How to implement conditional aggregation in SQL (for example, calculating sums by different statuses in a single query) and what potential pitfalls exist here?

Pass interviews with Hintsage AI assistant

Answer.

Conditional aggregation is used when you need to aggregate values (e.g., sum or count) based on different conditions within a single query. Historically, to achieve such goals, SQL developers had to write multiple subqueries or perform joins and groupings separately for each category, resulting in less readable and less efficient code.

The problem lay in the difficulty of simultaneously calculating multiple aggregates with different conditions — each individual aggregate usually requires filtering, and simply applying SUM() or COUNT() does not account for the necessary condition within the aggregate function.

Solution — using the CASE construct within an aggregate function, which allows "separating" aggregates based on different conditions on the fly, without resorting to multiple joins:

Example code:

SELECT department, SUM(CASE WHEN status = 'approved' THEN amount ELSE 0 END) AS approved_sum, SUM(CASE WHEN status = 'pending' THEN amount ELSE 0 END) AS pending_sum, COUNT(CASE WHEN status = 'rejected' THEN 1 END) AS rejected_count FROM payments GROUP BY department;

Key features:

  • Allows aggregating based on multiple conditions at once in a single query.
  • Works in all SQL dialects (exact syntax support may vary).
  • Can be used not only with SUM but also with COUNT, AVG, etc.

Tricky questions.

Can I do without the CASE construct for conditional aggregation?

An incorrect answer would be to use WHERE directly in the query along with the aggregate function. In fact, WHERE filters rows before aggregation, not within each aggregate column.

Example code (incorrect way):

SELECT COUNT(*) FROM payments WHERE status = 'approved'; SELECT COUNT(*) FROM payments WHERE status = 'pending';

These queries cannot be concatenated into a single result line based on different conditions without CASE.
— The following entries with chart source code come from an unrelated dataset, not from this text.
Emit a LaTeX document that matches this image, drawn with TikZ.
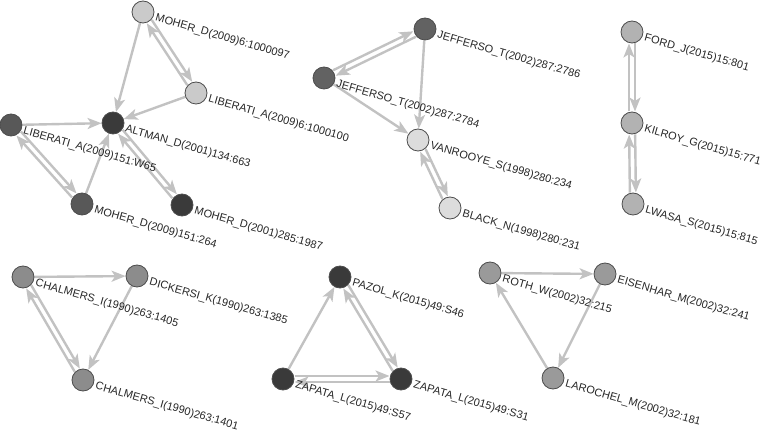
\documentclass[tikz,border=0pt]{standalone}
\usepackage{fontspec}
\setmainfont{Liberation Sans}
\usetikzlibrary{arrows.meta,calc}
\pgfdeclarelayer{bg}
\pgfsetlayers{bg,main}
\definecolor{edgec}{HTML}{C2C2C2}
\definecolor{cA}{HTML}{CACACA}
\definecolor{cB}{HTML}{DCDCDC}
\definecolor{cC}{HTML}{B2B2B2}
\definecolor{cD}{HTML}{8C8C8C}
\definecolor{cE}{HTML}{9A9A9A}
\definecolor{cF}{HTML}{585858}
\definecolor{cG}{HTML}{3A3A3A}
\definecolor{cH}{HTML}{626262}
\newcommand{\offarrow}[2]{\draw[edge] ($(#1)!11.5pt!(#2)!3pt!90:(#2)$) -- ($(#2)!11.5pt!(#1)!3pt!-90:(#1)$);}
\tikzset{
  vert/.style={circle, minimum size=22pt, inner sep=0pt, draw=black!70, line width=0.8pt},
  edge/.style={draw=edgec, line width=2.4pt, -{Stealth[length=14pt,width=11pt,inset=3.5pt]}},
  lab/.style={anchor=north west, rotate=-16, inner sep=0pt, font=\fontsize{11}{12}\selectfont, text=black!85},
}
\begin{document}
\begin{tikzpicture}[x=1pt,y=-1pt]
\useasboundingbox (0,0) rectangle (765,430);
% group 1
\node[vert, fill=cA] (m6) at (143,12) {};
\node[vert, fill=cA] (l6) at (196,93) {};
\node[vert, fill=cG] (alt) at (113,123) {};
\node[vert, fill=cF] (l151) at (11,125) {};
\node[vert, fill=cF] (m151) at (82,204) {};
\node[vert, fill=cG] (m285) at (182,205) {};
% group 2
\node[vert, fill=cH] (j86) at (425,29) {};
\node[vert, fill=cH] (j84) at (324,78) {};
\node[vert, fill=cB] (van) at (418,140) {};
\node[vert, fill=cB] (blk) at (450,208) {};
% group 3
\node[vert, fill=cC] (ford) at (632,32) {};
\node[vert, fill=cC] (kil) at (632,123) {};
\node[vert, fill=cC] (lwa) at (633,204) {};
% group 4
\node[vert, fill=cD] (c05) at (23,277) {};
\node[vert, fill=cD] (dick) at (137,276) {};
\node[vert, fill=cD] (c01) at (83,380) {};
% group 5
\node[vert, fill=cG] (paz) at (340,277) {};
\node[vert, fill=cG] (z57) at (283,379) {};
\node[vert, fill=cG] (z31) at (401,379) {};
% group 6
\node[vert, fill=cE] (roth) at (490,273) {};
\node[vert, fill=cE] (eis) at (605,274) {};
\node[vert, fill=cE] (lar) at (553,378) {};

\begin{pgfonlayer}{bg}
\draw[edge] (m6) -- (alt);
\draw[edge] (l6) -- (alt);
\draw[edge] (l151) -- (alt);
\draw[edge] (m151) -- (alt);
\offarrow{m6}{l6}\offarrow{l6}{m6}
\offarrow{l151}{m151}\offarrow{m151}{l151}
\offarrow{alt}{m285}\offarrow{m285}{alt}
\draw[edge] (j86) -- (van);
\draw[edge] (j84) -- (van);
\offarrow{j86}{j84}\offarrow{j84}{j86}
\offarrow{van}{blk}\offarrow{blk}{van}
\offarrow{ford}{kil}\offarrow{kil}{ford}
\offarrow{kil}{lwa}\offarrow{lwa}{kil}
\draw[edge] (c05) -- (dick);
\draw[edge] (dick) -- (c01);
\offarrow{c05}{c01}\offarrow{c01}{c05}
\draw[edge] (z57) -- (paz);
\offarrow{paz}{z31}\offarrow{z31}{paz}
\offarrow{z57}{z31}\offarrow{z31}{z57}
\draw[edge] (roth) -- (eis);
\draw[edge] (eis) -- (lar);
\draw[edge] (lar) -- (roth);
\end{pgfonlayer}

\node[lab] (m6t) at ($(m6)+(14,1)$) {MOHER\_D(2009)6:1000097};
\node[lab] (l6t) at ($(l6)+(14,1)$) {LIBERATI\_A(2009)6:1000100};
\node[lab] (altt) at ($(alt)+(14,1)$) {ALTMAN\_D(2001)134:663};
\node[lab] (l151t) at ($(l151)+(14,1)$) {LIBERATI\_A(2009)151:W65};
\node[lab] (m151t) at ($(m151)+(14,1)$) {MOHER\_D(2009)151:264};
\node[lab] (m285t) at ($(m285)+(14,1)$) {MOHER\_D(2001)285:1987};
\node[lab] (j86t) at ($(j86)+(14,1)$) {JEFFERSO\_T(2002)287:2786};
\node[lab] (j84t) at ($(j84)+(14,1)$) {JEFFERSO\_T(2002)287:2784};
\node[lab] (vant) at ($(van)+(14,1)$) {VANROOYE\_S(1998)280:234};
\node[lab] (blkt) at ($(blk)+(14,1)$) {BLACK\_N(1998)280:231};
\node[lab] (fordt) at ($(ford)+(14,1)$) {FORD\_J(2015)15:801};
\node[lab] (kilt) at ($(kil)+(14,1)$) {KILROY\_G(2015)15:771};
\node[lab] (lwat) at ($(lwa)+(14,1)$) {LWASA\_S(2015)15:815};
\node[lab] (c05t) at ($(c05)+(14,1)$) {CHALMERS\_I(1990)263:1405};
\node[lab] (dickt) at ($(dick)+(14,1)$) {DICKERSI\_K(1990)263:1385};
\node[lab] (c01t) at ($(c01)+(14,1)$) {CHALMERS\_I(1990)263:1401};
\node[lab] (pazt) at ($(paz)+(14,1)$) {PAZOL\_K(2015)49:S46};
\node[lab] (z57t) at ($(z57)+(14,1)$) {ZAPATA\_L(2015)49:S57};
\node[lab] (z31t) at ($(z31)+(14,1)$) {ZAPATA\_L(2015)49:S31};
\node[lab] (rotht) at ($(roth)+(14,1)$) {ROTH\_W(2002)32:215};
\node[lab] (eist) at ($(eis)+(14,1)$) {EISENHAR\_M(2002)32:241};
\node[lab] (lart) at ($(lar)+(14,1)$) {LAROCHEL\_M(2002)32:181};
\end{tikzpicture}
\end{document}
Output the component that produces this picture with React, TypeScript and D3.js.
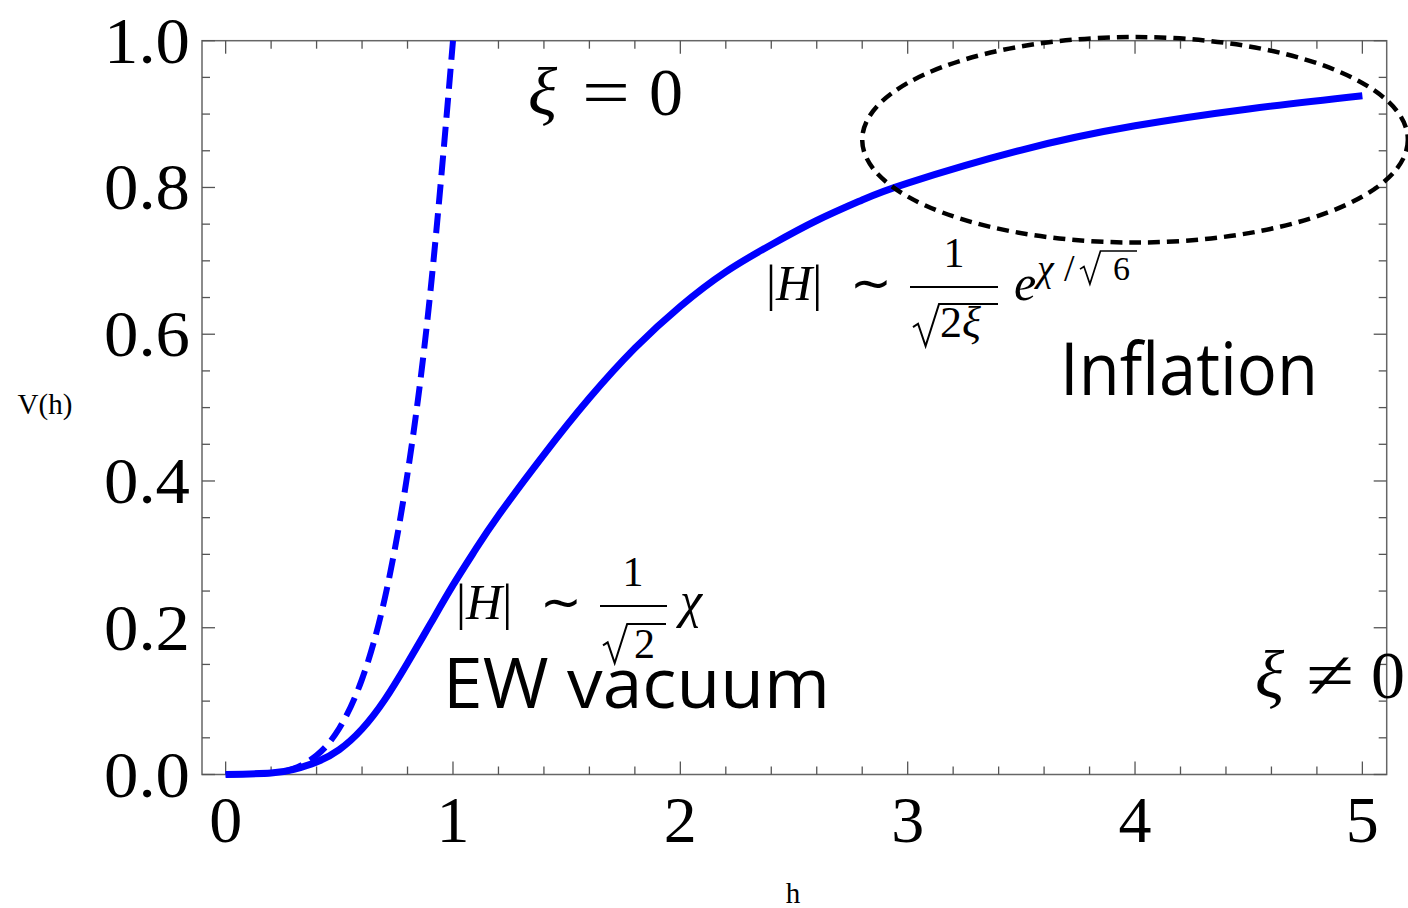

What happens if you use NULL within the conditional expression?

If CASE does not return an alternative value, it will default to NULL, and the aggregate function will ignore NULL.

Example code:

SUM(CASE WHEN status = 'approved' THEN amount END) -- If the status is not 'approved', then NULL, and the row is ignored in SUM

Can I use IF instead of CASE?

In some SQL dialects (e.g., MySQL) this is possible, but such code becomes non-portable between different databases. In universal queries, always use CASE.

Common mistakes and anti-patterns

  • Using WHERE instead of nested logic inside CASE leads to the necessity to perform multiple single queries, which degrades performance.
  • Forgetting to set ELSE 0 in a CASE can yield incorrect counts/sums due to missing NULLs.
  • Copy-pasting CASE without needed checks leads to logical errors and incorrect calculations.

Real-life example

Negative case

An analyst tried to calculate sums for each status by writing several separate subqueries. The external report became complex, and adding new statuses required rewriting the code each time.

Pros:

  • Easy to implement for a single metric. Cons:
  • Difficult to scale, low performance, and code duplication.

Positive case

A developer used CASE in one general query, creating a universal report with the ability to accommodate new statuses by simply editing one query.

Pros:

  • High readability, ease of scaling, performance. Cons:
  • Requires knowledge of CASE syntax and its nuances in different DBMS.